The damned of the 2018/19 campaign

On 30 March, it was confirmed that Huddersfield Town would be spending next season in the Championship following a joint-record speed relegation. Since their 2-0 damning loss to Crystal Palace, the Terriers have lost all three of their games, scoring a grand total of two goals while conceding ten.

Fulham and their current head coach Scott Parker have had other ideas. Since being relegated on 3 April, the Cottagers have landed two consecutive wins, scoring three goals and keeping an unprecedented two clean sheets – which doubles their season total.

In fairness, Huddersfield had to face Spurs and a rejuvenated Leicester City in that time and still have Liverpool and Manchester United on the fixtures list. Fulham, on the other hand, have faced Everton and Bournemouth with the out-of-form Wolves, the all-but safe Newcastle, and the relegation favourites in the sports betting, Cardiff, left to go. Huddersfield do face Southampton in their last game, who are at 150/1 to Cardiff's 2/17 to drop, but a last hurrah at Saint Mary's seems very unlikely.

So, with two polar opposites on show, have the relegated in recent seasons followed the continued downward spiral of Huddersfield Town or do they revel in the release of pressure, like Fulham?

Analysing 2013/14 to 2017/18

Newcastle United's St James' Park
Source: Pixabay

Over the five seasons prior to 2018/19, 12 of the 15 relegated teams were committed to the drop before the final day of the season, meaning that three teams didn't have any games after relegation was confirmed. Of sample group, Norwich City and Hull City were relegated twice, with one relegation for both teams coming on the last day of the season. Swansea City's sole relegation during this window, in 2017/18, also came on the last day of the season.

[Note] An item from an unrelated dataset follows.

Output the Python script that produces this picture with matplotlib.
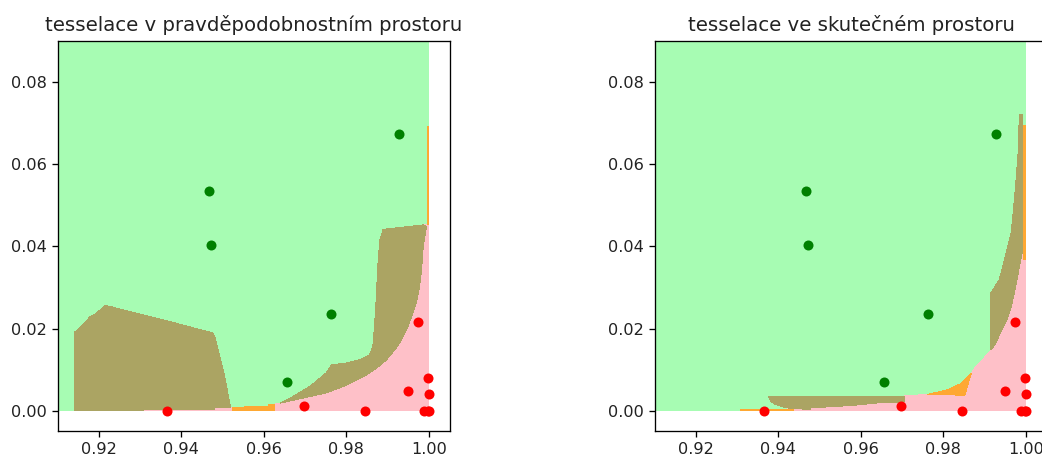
import matplotlib.pyplot as plt
import numpy as np

# sample points (same in both panels)
green_x = [0.9927, 0.9466, 0.9472, 0.9762, 0.9655]
green_y = [0.0673, 0.0535, 0.0402, 0.0235, 0.0071]
red_x = [0.9366, 0.9697, 0.9845, 0.9973, 0.9950, 0.9997, 1.0000, 0.9987, 0.9997, 1.0000]
red_y = [0.0000, 0.0012, 0.0000, 0.0217, 0.0048, 0.0079, 0.0042, 0.0000, 0.0000, 0.0000]

# region boundaries, probability space
left_outer = [(0.9640, 0.0019), (0.9671, 0.0035), (0.9711, 0.0059), (0.9751, 0.0092), (0.9764, 0.0112),
              (0.9800, 0.0116), (0.9832, 0.0124), (0.9856, 0.0136), (0.9864, 0.0156), (0.9868, 0.0205),
              (0.9872, 0.0270), (0.9876, 0.0351), (0.9881, 0.0415), (0.9889, 0.0441), (0.9986, 0.0452)]
left_inner = [(0.9994, 0.0448), (0.9986, 0.0399), (0.9982, 0.0343), (0.9977, 0.0302), (0.9971, 0.0270),
              (0.9961, 0.0237), (0.9949, 0.0205), (0.9933, 0.0172), (0.9917, 0.0148), (0.9897, 0.0124),
              (0.9873, 0.0104), (0.9848, 0.0087), (0.9824, 0.0075), (0.9792, 0.0059), (0.9752, 0.0044),
              (0.9695, 0.0031)]
left_strip = [(0.9307, 0.0000), (0.9307, 0.0003), (0.9481, 0.0003), (0.9481, 0.0009), (0.9524, 0.0009),
              (0.9610, 0.0010), (0.9610, 0.0016), (0.9626, 0.0016)]
left_block = [(0.9140, 0.0000), (0.9140, 0.0190), (0.9158, 0.0205), (0.9178, 0.0228), (0.9194, 0.0237),
              (0.9215, 0.0256), (0.9231, 0.0253), (0.9259, 0.0245), (0.9316, 0.0231), (0.9372, 0.0217),
              (0.9428, 0.0202), (0.9477, 0.0189), (0.9481, 0.0180), (0.9493, 0.0132), (0.9505, 0.0083),
              (0.9517, 0.0019), (0.9519, 0.0009), (0.9481, 0.0009), (0.9481, 0.0003), (0.9307, 0.0003),
              (0.9307, 0.0000)]
left_orange_bottom = [(0.9524, 0.0000), (0.9524, 0.0009), (0.9610, 0.0010), (0.9610, 0.0016),
                      (0.9626, 0.0016), (0.9626, 0.0000)]
left_orange_edge = [(0.9995, 0.0452), (0.9995, 0.0692), (1.0000, 0.0692), (1.0000, 0.0452)]

# region boundaries, real space
right_outer = [(0.9376, 0.0034), (0.9705, 0.0036), (0.9762, 0.0040), (0.9810, 0.0051), (0.9842, 0.0066),
               (0.9867, 0.0090), (0.9879, 0.0109), (0.9895, 0.0124), (0.9915, 0.0148), (0.9915, 0.0286),
               (0.9927, 0.0306), (0.9935, 0.0318), (0.9948, 0.0367), (0.9956, 0.0399), (0.9964, 0.0432),
               (0.9968, 0.0472), (0.9972, 0.0513), (0.9976, 0.0561), (0.9981, 0.0626), (0.9984, 0.0721),
               (0.9992, 0.0721)]
right_strip_bottom = [(0.9705, 0.0022), (0.9636, 0.0019), (0.9588, 0.0014), (0.9531, 0.0010), (0.9479, 0.0008),
                      (0.9479, 0.0004), (0.9434, 0.0005), (0.9414, 0.0009), (0.9394, 0.0015), (0.9382, 0.0023)]
right_spike_inner = [(0.9992, 0.0610), (0.9998, 0.0600), (0.9998, 0.0420), (0.9992, 0.0391), (0.9984, 0.0350),
                     (0.9978, 0.0318), (0.9972, 0.0286), (0.9964, 0.0253), (0.9952, 0.0217), (0.9939, 0.0193),
                     (0.9927, 0.0164)]
right_orange_bottom = [(0.9307, 0.0000), (0.9307, 0.0005), (0.9438, 0.0005), (0.9438, 0.0000)]
right_orange_wedge = [(0.9762, 0.0040), (0.9810, 0.0051), (0.9842, 0.0066), (0.9867, 0.0090), (0.9852, 0.0038)]
right_orange_edge = [(0.9994, 0.0367), (0.9994, 0.0695), (1.0000, 0.0695), (1.0000, 0.0367)]

c_green = '#a7fcb3'
c_pink = '#fec0c8'
c_olive = '#aba463'
c_orange = '#fea833'


def fill(ax, pts, color):
    pts = np.array(pts)
    ax.fill(pts[:, 0], pts[:, 1], color=color, lw=0, antialiased=False)


def draw_panel(ax, title, pink, olives, oranges):
    fill(ax, [(0.90, 0.0), (0.90, 0.1), (1.0, 0.1), (1.0, 0.0)], c_green)
    fill(ax, pink, c_pink)
    for p in olives:
        fill(ax, p, c_olive)
    for p in oranges:
        fill(ax, p, c_orange)
    ax.scatter(green_x, green_y, s=52, c='green', lw=0, zorder=3)
    ax.scatter(red_x, red_y, s=52, c='red', lw=0, zorder=3)
    ax.set_xlim(0.9101, 1.0051)
    ax.set_ylim(-0.0049, 0.0899)
    ax.set_xticks([0.92, 0.94, 0.96, 0.98, 1.00])
    ax.set_yticks([0.00, 0.02, 0.04, 0.06, 0.08])
    ax.tick_params(labelsize=11.6, length=4.1, width=0.95, pad=4.1, labelcolor='#222222')
    for s in ax.spines.values():
        s.set_linewidth(0.95)
    ax.set_title(title, fontsize=14.2, pad=7, color='#222222')


fig = plt.figure(figsize=(10.42, 4.61), dpi=100)
ax1 = fig.add_axes([58 / 1042, 30 / 461, 392 / 1042, 390 / 461])
ax2 = fig.add_axes([655 / 1042, 30 / 461, 392 / 1042, 390 / 461])

left_pink = left_strip + left_outer + [(1.0, 0.0452), (1.0, 0.0)]
left_band = left_outer + left_inner
draw_panel(ax1, 'tesselace v pravděpodobnostním prostoru', left_pink,
           [left_block, left_band], [left_orange_bottom, left_orange_edge])

right_pink = [(0.9438, 0.0)] + right_strip_bottom[::-1][:5] + right_outer + right_spike_inner[:3] + \
             [(1.0, 0.0420), (1.0, 0.0)]
right_strip = right_outer[:2] + right_strip_bottom
right_spike = right_outer[8:] + right_spike_inner
draw_panel(ax2, 'tesselace ve skutečném prostoru', right_pink,
           [right_strip, right_spike], [right_orange_bottom, right_orange_wedge, right_orange_edge])

fig.savefig('out.png', dpi=100)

Last season proved to boast one of the closest relegations possible, with two clubs, West Bromwich Albion and Stoke City, being relegated with one game to go and Swansea not bowing out until the final day. In fact, it was Swansea's loss to Southampton in their penultimate game which relegated the surging West Brom.

In 2016/17, the relegated teams were soundly pushed to the second tier. Sunderland were relegated with four games left, Middlesbrough with two games to go, and Hull City with one match to play. It was slightly less pummelling in 2015/16, with Newcastle United and Norwich having a game left each. However, being relegated due to local rivals Sunderland defeating Everton will have hurt the Magpies dearly. Aston Villa were cast to the drop with four matches left.

Both Burnley and Queens Park Rangers were relegated with two games to go in 2014/15, but Hull City battled to the very last day. In 2013/14, Norwich were all but relegated on the last day but lost to Arsenal to confirm the drop. On the same day, Fulham and Cardiff played their only remaining games as teams that were already relegated.

Minute's silence at Fulham
Source: Pixabay

By combining the 21 games played by the 12 teams that had fixtures remaining after being relegated, we can see a record of five wins, three draws, and 13 losses. So, over the last five seasons – not including 2018/19 – teams confirmed to be relegated have earned a 24 per cent win rate, 38 per cent not-lose rate (wins and draws combined), a 62 per cent loss rate, and a 76 per cent not-win rate.

Goals win games in football, and it's clear that those confirmed to be in the Championship in the following season struggle to score. Over the 21 games, the relegated teams averaged 1.1 goals per game while also averaging 2.3 goals against.

It seems that, at least in recent seasons of the Premier League, teams tend to trend towards a rather undignified finish rather than battle back as Fulham did this season. This is epitomised by West Brom in 2017/18 who landed three wins and two draws in five games, and then they were confirmed as relegated, after which they lost 2-0 to Crystal Palace on the last day of the season.

With only five wins and an average of 1.1 goals per game across 12 teams and 21 matches, it's safe to say that being relegated doesn't tend to inspire a change in results.